Abstract

As of October 2008, the new amendments to IAS 39 & IFRS 7 were introduced by IASB as a direct reaction to the financial crisis. Since IFRS followers was given the option to reclassify certain financial assets, it partially changes the mark-to-market requirements, and leads to the fair accounting regime being less tied up with relevant accounting treatments. Using a sample set of manually-collected data, this paper empirically examines how the sampled European banks from different regions use this reclassification to strategically deal with problematic financial assets and how these reclassification activities are associated with different bank characteristics. Furthermore the paper provides evidence indicating how this regulatory change affects the accounting results and disclosures.The general findings show that the new amendment helps the banks with the declining condition and avoid further impairment losses.
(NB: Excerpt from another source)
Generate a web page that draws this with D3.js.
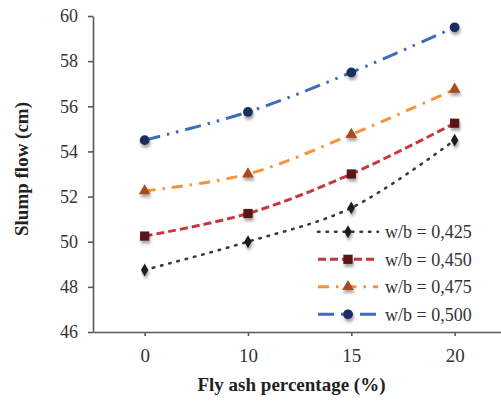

In our study, the banks that adopted the reclassification option took advantage of the positive effects on profits. The positive effects on shareholder equity were not as significant. Furthermore, the empirical results show that the banks that did not apply the option were characterized by a higher ROE compared to the banks that had applied the reclassification. Among the other financial ratios, leverage ratio is relevant but not significantly related. For the non-financial characteristics, the geographic factor “region” plays the most significant role whereas the “operation type” did not affect the decision of bank entities to apply the reclassification option. Lastly, the disclosure evaluation shows that sampled banks from different regions practiced the disclosure requirement differently.